I think any step in the right direction is a good thing. If anything, it gives hope to those tht might have the virus that there is something working towards an answer, and for the health professionals that there is something that they can do to try and treat it.

Saturday, 05 September, 2009  
Anonymous Anonymous said...

Hopefully there is something about this target, despite being highly variable, that would prevent it from evolving out of range of this antibody. I understand that the virus has a wretchedly high mutation rate so if there is a work-around to be discovered it would find it. It really is a sinister little thing.

I have heard of an idea of designing drugs which actually lower the mutation rates of pathogens but that may have only been in regards to bacteria. If there was a means of tricking the HIV into replicating more accurately it would extend the length of time a given drug would be effective before the virus adapted to it.

Sunday, 06 September, 2009  
Blogger read it said...

Is it just me or is it really easy to avoid HIV infection?

Monday, 07 September, 2009  
Blogger al fin said...

For most people in most circumstances, SG, you are right.

If you are a health care worker or in EMS it only takes one little accidental exposure.
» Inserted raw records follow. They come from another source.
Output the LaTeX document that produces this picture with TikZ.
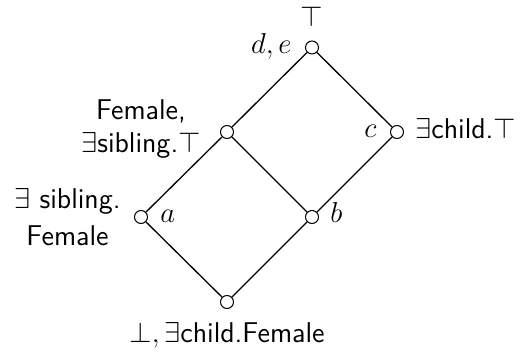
\documentclass[tikz,border=0pt]{standalone}
\begin{document}
\begin{tikzpicture}[x=0.5pt,y=-0.5pt,
  font=\fontsize{14.3}{16.5}\selectfont\sffamily,
  v/.style={circle,draw,inner sep=0pt,minimum size=6.5pt,line width=0.5pt},
  edge/.style={line width=0.65pt},
  lbl/.style={inner sep=0pt}]
\useasboundingbox (0,0) rectangle (521,352);
\node[v] (top) at (312,47.5) {};
\node[v] (m) at (227,132) {};
\node[v] (c) at (397,132) {};
\node[v] (a) at (141,217) {};
\node[v] (b) at (312,217) {};
\node[v] (bot) at (227,302) {};
\draw[edge] (top) -- (m);
\draw[edge] (top) -- (c);
\draw[edge] (m) -- (a);
\draw[edge] (m) -- (b);
\draw[edge] (c) -- (b);
\draw[edge] (a) -- (bot);
\draw[edge] (b) -- (bot);
\node[lbl,anchor=base] (ltop) at (312,27) {$\top$};
\node[lbl,anchor=base east] (lde) at (292,54) {$d,e$};
\node[lbl,anchor=base east] (lc) at (377,138) {$c$};
\node[lbl,anchor=base west] (lc2) at (415,139) {$\exists$child.$\top$};
\node[lbl,anchor=south,align=center] (lm) at (141,158.5) {Female,\\$\exists$sibling.$\top$};
\node[lbl,anchor=south,align=center,font=\fontsize{14.3}{18.5}\selectfont\sffamily] (la2) at (67.5,246) {$\exists$ sibling.\\Female};
\node[lbl,anchor=base west] (la) at (160,223) {$a$};
\node[lbl,anchor=base west] (lb) at (330,223) {$b$};
\node[lbl,anchor=base] (lbot) at (227,343) {$\bot,\exists$child.Female};
\end{tikzpicture}
\end{document}
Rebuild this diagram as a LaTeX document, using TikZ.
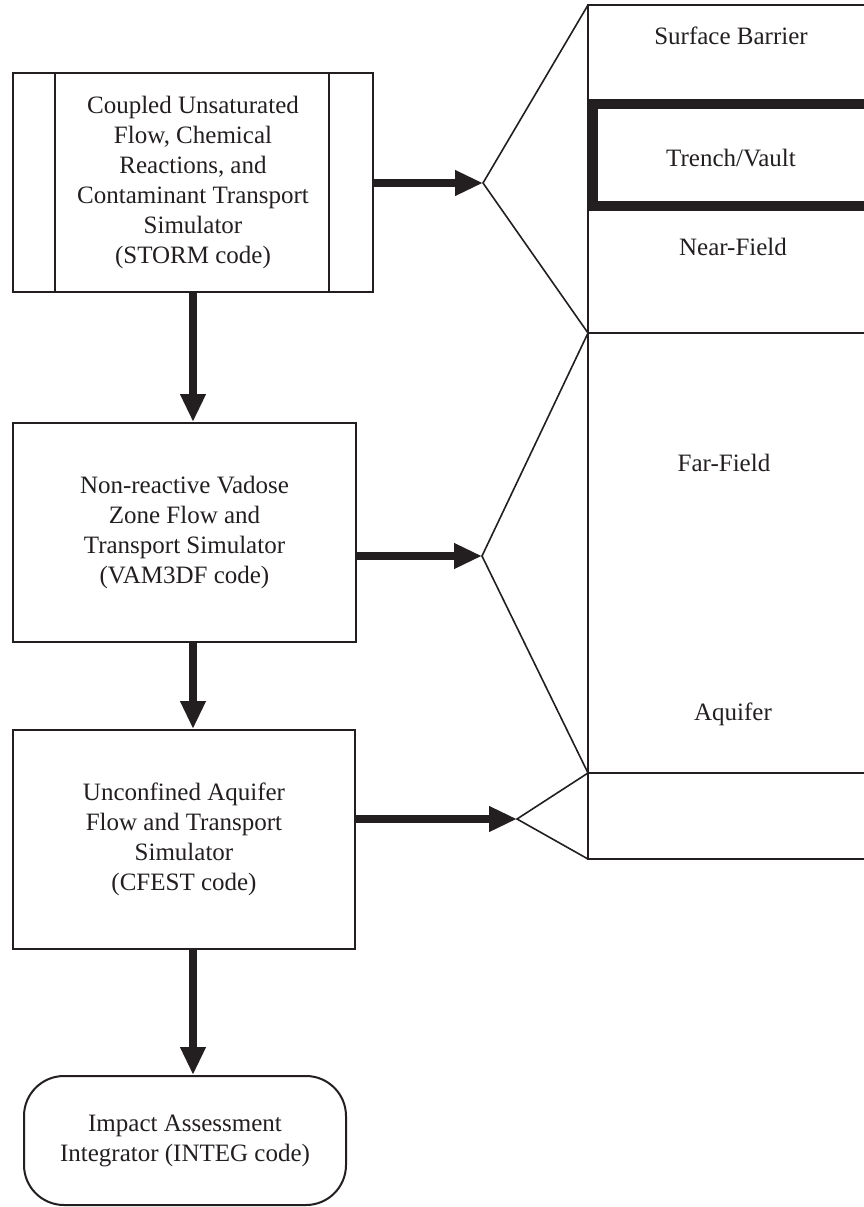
\documentclass[tikz,border=0pt]{standalone}
\usepackage{fontspec}
\setmainfont{Liberation Serif}
\usetikzlibrary{arrows.meta}
\definecolor{ink}{HTML}{231F20}
\begin{document}
\begin{tikzpicture}[x=1pt,y=-1pt,
  every node/.style={text=ink,font=\fontsize{25}{30}\selectfont,align=center,inner sep=0pt},
  box/.style={draw=ink,line width=2pt,minimum width=#1,anchor=center},
  flow/.style={draw=ink,line width=8pt,-{Triangle[length=28pt,width=24pt]}},
  zone/.style={draw=ink,line width=2pt},
  fan/.style={draw=ink,line width=1.6pt,line join=miter}]
\clip (0,0) rectangle (864,1207);
\fill[white] (0,0) rectangle (864,1207);

% model boxes on the left
\node[box=360pt,minimum height=219pt] (b1) at (193,182.5) {Coupled Unsaturated\\Flow, Chemical\\Reactions, and\\Contaminant Transport\\Simulator\\(STORM code)};
\draw[ink,line width=2pt] (b1.north west) ++(43,0) -- ++(0,219);
\draw[ink,line width=2pt] (b1.north east) ++(-45,0) -- ++(0,219);

\node[box=343pt,minimum height=219pt] (b2) at (184.5,532.5) {Non-reactive Vadose\\Zone Flow and\\Transport Simulator\\(VAM3DF code)};
\node[box=342pt,minimum height=219pt] (b3) at (184,839.5) {Unconfined Aquifer\\Flow and Transport\\Simulator\\(CFEST code)};
\node[box=322pt,minimum height=129pt,rounded corners=40pt] (b4) at (185,1140.5) {Impact Assessment\\Integrator (INTEG code)};

% zones on the right
\draw[zone] (588,5) rectangle (880,333);
\draw[zone] (588,333) rectangle (880,773);
\draw[zone] (588,773) rectangle (880,859);
\draw[draw=ink,line width=10pt] (593,104) rectangle (885,206);

\node (sb) at (731,36) {Surface Barrier};
\node (tv) at (731,158) {Trench/Vault};
\node (nf) at (733,247) {Near-Field};
\node (ff) at (724,463) {Far-Field};
\node (aq) at (733,714) {Aquifer};

% fan points and zone corners
\coordinate (f1) at (483,183);
\coordinate (f2) at (482,556);
\coordinate (f3) at (517,819);
\coordinate (c1) at (588,5);
\coordinate (c2) at (588,333);
\coordinate (c3) at (588,773);
\coordinate (c4) at (588,859);

\draw[fan] (c1) -- (f1) -- (c2);
\draw[fan] (c2) -- (f2) -- (c3);
\draw[fan] (c3) -- (f3) -- (c4);

% data flow
\draw[flow] (b1.east |- f1) -- (f1);
\draw[flow] (b2.east |- f2) -- (f2);
\draw[flow] (b3.east |- f3) -- (f3);
\draw[flow] (b1.south) -- (b1.south |- b2.north);
\draw[flow] (b1.south |- b2.south) -- (b1.south |- b3.north);
\draw[flow] (b1.south |- b3.south) -- (b1.south |- b4.north);
\end{tikzpicture}
\end{document}
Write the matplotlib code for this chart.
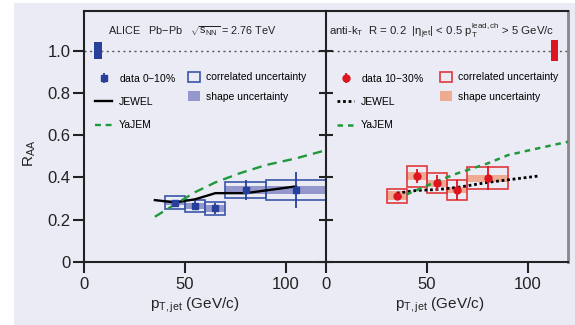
import matplotlib
matplotlib.use('Agg')
import matplotlib.pyplot as plt
from matplotlib.patches import Patch, Rectangle
from matplotlib.lines import Line2D
import numpy as np

# ---------------- data ----------------
# 0-10% centrality (left panel)
pt_010 = np.array([45, 55, 65, 80, 105])
raa_010 = np.array([0.280, 0.265, 0.253, 0.340, 0.340])
stat_010 = np.array([0.012, 0.022, 0.027, 0.048, 0.084])
corr_010 = np.array([0.031, 0.028, 0.032, 0.039, 0.046])
shape_010 = np.array([0.012, 0.013, 0.015, 0.018, 0.020])
lo_010 = np.array([40, 50, 60, 70, 90])
hi_010 = np.array([50, 60, 70, 90, 120])
norm_010 = 0.04

jewel_x_010 = [35, 45, 55, 65, 80, 105]
jewel_y_010 = [0.292, 0.281, 0.296, 0.325, 0.325, 0.357]
yajem_x_010 = [35, 45, 55, 65, 77, 90, 105, 120]
yajem_y_010 = [0.213, 0.272, 0.330, 0.376, 0.419, 0.458, 0.490, 0.529]

# 10-30% centrality (right panel)
pt_1030 = np.array([35, 45, 55, 65, 80])
raa_1030 = np.array([0.313, 0.406, 0.372, 0.340, 0.395])
stat_1030 = np.array([0.008, 0.032, 0.038, 0.046, 0.057])
corr_1030 = np.array([0.034, 0.050, 0.048, 0.046, 0.052])
shape_1030 = np.array([0.020, 0.017, 0.016, 0.016, 0.018])
lo_1030 = np.array([30, 40, 50, 60, 70])
hi_1030 = np.array([40, 50, 60, 70, 90])
norm_1030 = 0.05

jewel_x_1030 = [35, 45, 55, 65, 80, 105]
jewel_y_1030 = [0.325, 0.338, 0.342, 0.352, 0.376, 0.406]
yajem_x_1030 = [35, 45, 55, 65, 80, 90, 100, 120]
yajem_y_1030 = [0.300, 0.340, 0.382, 0.419, 0.466, 0.505, 0.527, 0.569]

xticks = [0, 50, 100]
yticks = [0, 0.2, 0.4, 0.6, 0.8, 1.0]
ytick_labels = ['0', '0.2', '0.4', '0.6', '0.8', '1.0']

# ---------------- style ----------------
plt.rcParams['font.family'] = ['Liberation Sans', 'DejaVu Sans']
plt.rcParams['mathtext.fontset'] = 'custom'
plt.rcParams['mathtext.rm'] = 'Liberation Sans'
plt.rcParams['mathtext.it'] = 'Liberation Sans:italic'
plt.rcParams['mathtext.sf'] = 'Liberation Sans'
SMALL = ['Liberation Sans', 'DejaVu Sans']
FS = 7.5

BG = '#ebebf6'
BLUE = '#27409a'
BLUE_EDGE = '#3a55a8'
LAV = '#9497cc'
RED = '#dd1520'
RED_EDGE = '#e03a3a'
SALMON = '#efaa92'
GREEN = '#1f9a3a'
INK = '#222222'

W, H = 575, 325
fig = plt.figure(figsize=(W / 100, H / 100), dpi=100, facecolor='white')
fig.patches.append(Rectangle((14 / W, 0), 1, 322 / H, transform=fig.transFigure,
                             facecolor=BG, edgecolor='none', zorder=-10))

x0 = 84.3
pw = 242
ybot = 261.7
ph = 251
ax1 = fig.add_axes([x0 / W, (H - ybot) / H, pw / W, ph / H])
ax2 = fig.add_axes([(x0 + pw) / W, (H - ybot) / H, pw / W, ph / H])

for ax in (ax1, ax2):
    ax.set_facecolor(BG)
    ax.set_xlim(0, 120)
    ax.set_ylim(0, 1.19)
    ax.set_xticks(xticks)
    ax.set_yticks(yticks)
    ax.tick_params(axis='x', direction='out', length=8, width=1.5, labelsize=12, pad=3,
                   colors=INK)
    for s in ('left', 'bottom', 'top'):
        ax.spines[s].set_linewidth(1.5)
        ax.spines[s].set_color(INK)
    ax.axhline(1.0, color='#555555', ls=(0, (1.5, 2.5)), lw=1.0, zorder=1)
    ax.set_xlabel(r'$\mathregular{p_{T,jet}}$ (GeV/c)', fontsize=11, color=INK)

ax1.set_yticklabels(ytick_labels)
ax1.tick_params(axis='y', direction='out', length=8, width=1.5, labelsize=12, pad=2,
                colors=INK)
ax1.spines['right'].set_visible(False)
ax1.set_ylabel(r'$\mathregular{R_{AA}}$', fontsize=11, color=INK)
ax1.yaxis.set_label_coords(-0.19, 0.43)
ax1.xaxis.set_label_coords(0.455, -0.135)

ax2.tick_params(axis='y', direction='inout', length=10, width=1.5, labelleft=False,
                colors=INK)
ax2.spines['right'].set_color('#888888')
ax2.spines['right'].set_linewidth(2.0)
ax2.xaxis.set_label_coords(0.468, -0.135)

# ---------------- left panel ----------------
ax1.bar(lo_010, 2 * shape_010, width=hi_010 - lo_010, bottom=raa_010 - shape_010,
        align='edge', color=LAV, edgecolor='none', zorder=2)
ax1.bar(lo_010, 2 * corr_010, width=hi_010 - lo_010, bottom=raa_010 - corr_010,
        align='edge', fill=False, edgecolor=BLUE_EDGE, lw=1.2, zorder=3)
ax1.plot(jewel_x_010, jewel_y_010, color='black', lw=1.7, zorder=4)
ax1.plot(yajem_x_010, yajem_y_010, color=GREEN, lw=1.7, ls=(0, (4.0, 2.6)), zorder=4)
eb1 = ax1.errorbar(pt_010, raa_010, yerr=stat_010, fmt='s', color=BLUE, ms=4.5,
                   elinewidth=1.3, capsize=0, zorder=5)
ax1.bar(6.7, 2 * norm_010, width=3.8, bottom=1 - norm_010, color=BLUE, zorder=3)

ax1.text(0.098, 0.918, r'ALICE   Pb$-$Pb   $\mathregular{\sqrt{s_{NN}}}$ = 2.76 TeV',
         transform=ax1.transAxes, fontsize=7.8, family=SMALL, va='center', ha='left',
         color=INK)

h_jew1 = Line2D([], [], color='black', lw=1.7)
h_yaj1 = Line2D([], [], color=GREEN, lw=1.7, ls=(0, (2.5, 2.0)))
leg_kw = dict(loc='upper left', frameon=False, borderpad=0, borderaxespad=0,
              prop={'family': SMALL, 'size': FS})
leg1 = ax1.legend([eb1, h_jew1, h_yaj1], ['data 0$-$10%', 'JEWEL', 'YaJEM'],
                  bbox_to_anchor=(0.045, 0.757), handlelength=1.65, handletextpad=0.6,
                  labelspacing=1.28, **leg_kw)
ax1.add_artist(leg1)
h_cor1 = Patch(facecolor='none', edgecolor=BLUE_EDGE, lw=1.2)
h_sha1 = Patch(facecolor=LAV, edgecolor='none')
ax1.legend([h_cor1, h_sha1], ['correlated uncertainty', 'shape uncertainty'],
           bbox_to_anchor=(0.43, 0.757), handlelength=1.15, handleheight=1.15,
           handletextpad=0.55, labelspacing=0.82, **leg_kw)

# ---------------- right panel ----------------
ax2.bar(lo_1030, 2 * shape_1030, width=hi_1030 - lo_1030, bottom=raa_1030 - shape_1030,
        align='edge', color=SALMON, edgecolor='none', zorder=2)
ax2.bar(lo_1030, 2 * corr_1030, width=hi_1030 - lo_1030, bottom=raa_1030 - corr_1030,
        align='edge', fill=False, edgecolor=RED_EDGE, lw=1.2, zorder=3)
ax2.plot(jewel_x_1030, jewel_y_1030, color='black', lw=2.0, ls=(0, (1.0, 1.0)), zorder=4)
ax2.plot(yajem_x_1030, yajem_y_1030, color=GREEN, lw=1.8, ls=(0, (2.2, 2.0)), zorder=4)
eb2 = ax2.errorbar(pt_1030, raa_1030, yerr=stat_1030, fmt='o', color=RED, ms=5,
                   elinewidth=1.3, capsize=0, zorder=5)
ax2.bar(113.1, 2 * norm_1030, width=3.3, bottom=1 - norm_1030, color=RED, zorder=3)

ax2.text(0.012, 0.918,
         r'anti-k$_\mathregular{T}$  R = 0.2  |$\mathregular{\eta_{jet}}$| < 0.5 '
         r'$\mathregular{p_{T}^{lead,ch}}$ > 5 GeV/c',
         transform=ax2.transAxes, fontsize=8.2, family=SMALL, va='center', ha='left',
         color=INK)

h_jew2 = Line2D([], [], color='black', lw=2.0, ls=(0, (1.0, 1.0)))
h_yaj2 = Line2D([], [], color=GREEN, lw=1.8, ls=(0, (2.2, 2.0)))
leg2 = ax2.legend([eb2, h_jew2, h_yaj2], ['data 10$-$30%', 'JEWEL', 'YaJEM'],
                  bbox_to_anchor=(0.045, 0.757), handlelength=1.65, handletextpad=0.6,
                  labelspacing=1.28, **leg_kw)
ax2.add_artist(leg2)
h_cor2 = Patch(facecolor='none', edgecolor=RED_EDGE, lw=1.2)
h_sha2 = Patch(facecolor=SALMON, edgecolor='none')
ax2.legend([h_cor2, h_sha2], ['correlated uncertainty', 'shape uncertainty'],
           bbox_to_anchor=(0.47, 0.757), handlelength=1.15, handleheight=1.15,
           handletextpad=0.55, labelspacing=0.82, **leg_kw)

fig.savefig('out.png', dpi=100, facecolor=fig.get_facecolor())
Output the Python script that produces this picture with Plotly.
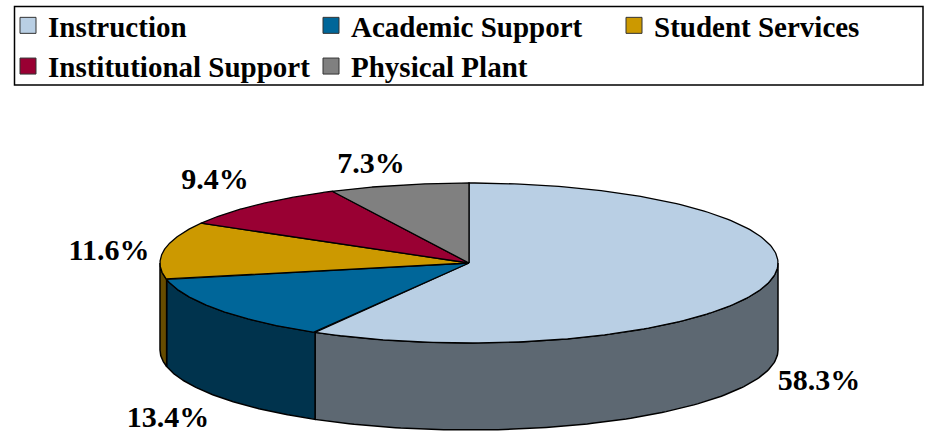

Or if instruments are not properly cleaned, a visit to the dentist, physician, or chiropractor may leave you with an unwanted hitchhiker.

Be sure not to get in a serious car accident. The chances for exposure throughout such an ordeal from asphalt to ER to OR to ICU to regular bed to rehab are small but existent, particularly with multiple invasive procedures, blood transfusions, etc.

Children born with HIV . . .

Most HIV infected put themselves in high risk categories, but some people are just in the wrong place at the wrong time.